As a parent or youth leader, one of the most important things you can do to protect your kids is to be aware of any significant changes to their mood and attitudes. Be aware of common warning signs:

  • Frequent headaches or stomach aches, feeling sick or faking illness

  • Changes in eating habits, like suddenly skipping meals or binge eating. Kids may come home from school hungry because they did not eat lunch.

  • Difficulty sleeping or frequent nightmares

  • Declining grades, loss of interest in schoolwork, or not wanting to go to school

  • Feelings of helplessness or decreased self-esteem

  • Self-destructive behaviors such as running away from home, harming themselves, or talking about suicide

  • Hiding their screen or device when others are near and avoiding discussion about what they are doing on their device

  • Their social media accounts are shut down or new ones appear.

  • A child starts to avoid social situations, even those that were enjoyed in the past

  • A child becomes withdrawn, depressed, or loses interest in people and activities

Kids need to feel that they have a safe space to talk to a trusted adult. Ask them open-ended questions about school and friends. If you see a change, don’t ignore it or chalk it up to them being “moody teenagers.” Ask–don’t assume!
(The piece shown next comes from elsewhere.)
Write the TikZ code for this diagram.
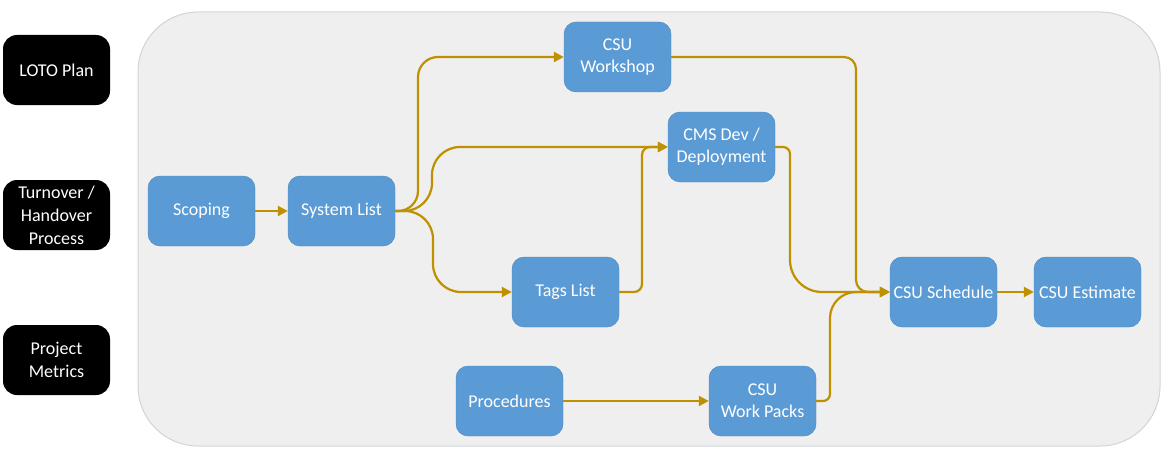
\documentclass[tikz,border=0pt]{standalone}
\usepackage{fontspec}
\setmainfont{Carlito}
\usetikzlibrary{arrows.meta}
\definecolor{boxblue}{HTML}{5B9BD5}
\definecolor{gold}{HTML}{BF9000}
\definecolor{panel}{HTML}{EFEFEF}
\definecolor{panelline}{HTML}{CDD5DD}
\tikzset{
  stepbox/.style={draw=boxblue!85!black, line width=0.4pt, fill=boxblue, rounded corners=12pt,
    minimum width=107pt, minimum height=70pt, text=white, font=\fontsize{18}{22}\selectfont,
    align=center, inner sep=2pt},
  sidebox/.style={fill=black, rounded corners=14pt, minimum width=107pt, minimum height=70pt,
    text=white, font=\fontsize{18}{23}\selectfont, align=center, inner sep=2pt},
  flow/.style={draw=gold, line width=2.2pt, -{Triangle[length=10pt,width=10pt]}},
}
\begin{document}
\begin{tikzpicture}[x=1pt,y=-1pt]
\useasboundingbox (0,0) rectangle (1165,452);
\node[draw=panelline, line width=1pt, fill=panel, rounded corners=60pt, minimum width=1022pt, minimum height=434pt, inner sep=0pt] (panel) at (649,229) {};
% side boxes
\node[sidebox] (loto) at (56.5,70) {LOTO Plan};
\node[sidebox] (turn) at (56.5,215) {Turnover /\\Handover\\Process};
\node[sidebox] (metrics) at (56.5,360) {Project\\Metrics};
% process boxes
\node[stepbox] (scop) at (201.5,211) {Scoping};
\node[stepbox] (sys) at (341.5,211) {System List};
\node[stepbox] (ws) at (617.5,57) {CSU\\Workshop};
\node[stepbox] (cms) at (721.5,147) {CMS Dev /\\Deployment};
\node[stepbox] (tags) at (565.5,292) {Tags List};
\node[stepbox] (proc) at (509.5,401) {Procedures};
\node[stepbox] (wp) at (762.5,401) {CSU\\Work Packs};
\node[stepbox] (sched) at (943.5,292) {CSU Schedule};
\node[stepbox] (est) at (1087.5,292) {CSU Estimate};
% junction coordinates
\coordinate (jws) at (418,211);
\coordinate (jcms) at (432,211);
\coordinate (jtags) at (433,211);
\coordinate (jtc) at (642,292);
\coordinate (jwss) at (856,57);
\coordinate (jcmss) at (790,147);
\coordinate (jcmsb) at (790,292);
\coordinate (jwps) at (830,401);
\coordinate (jwpt) at (830,292);
% connectors
\draw[flow] (scop) -- (sys);
\draw[flow, rounded corners=20pt] (sys.east) -- (jws) |- (ws.west);
\draw[flow, rounded corners=28pt] (sys.east) -- (jcms) |- (cms.west);
\draw[flow, rounded corners=28pt] (sys.east) -- (jtags) |- (tags.west);
\draw[flow, rounded corners=8pt] (tags.east) -- (jtc) |- (cms.west);
\draw[flow, rounded corners=12pt] (ws.east) -- (jwss) |- (sched.west);
\draw[flow] (cms.east) [rounded corners=7pt] -- (jcmss) [rounded corners=32pt] -- (jcmsb) -- (sched.west);
\draw[flow] (wp.east) [rounded corners=7pt] -- (jwps) [rounded corners=26pt] -- (jwpt) -- (sched.west);
\draw[flow] (proc) -- (wp);
\draw[flow] (sched) -- (est);
\end{tikzpicture}
\end{document}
Kids and teens want to know that someone cares enough to ask why they don’t seem themselves.


  • Notice – Recognize if there has been a change in mood or behavior and explore what the cause might be. Try to determine if these changes happen around a child’s use of their digital devices.

  • Talk – Ask questions to learn what is happening, how it started, and who is involved.

  • Document – Keep a record of what is happening and where. Take screenshots of harmful posts or content if possible. Most laws and policies note that bullying is a repeated behavior, so records help to document it.

  • Report – Most social media platforms and schools have clear policies and reporting processes. If a classmate is cyberbullying, report it the school. You can also contact app or social media platforms to report offensive content and have it removed. If a child has received physical threats, or if there is potential for crime or illegal behavior, report it to the police.

  • Support/Intervention – Peers, mentors, and trusted adults can sometimes intervene publicly to positively influence a situation where negative or hurtful content is posted about a child. Public intervention can include posting positive comments on digital platforms about the person targeted with bullying to try to shift the conversation in a positive direction. This should be handled carefully because for many children, it is even MORE humiliating to have an adult publicly defend them. Fear of public intervention may be a reason they are secretive and don’t want to tell their parents in the first place. It can also help to reach out to both the child who is bullying and the target of the bullying to express concern. If the harassment continues, removing the child from the bullying situation would be one of the best supports. If possible, try to determine if more professional support is needed for those involved, such as speaking with a guidance counselor or mental health professional. In severe cases when the bullying isn’t solved by reporting, close social media accounts, change schools, and find new positive friends and mentors.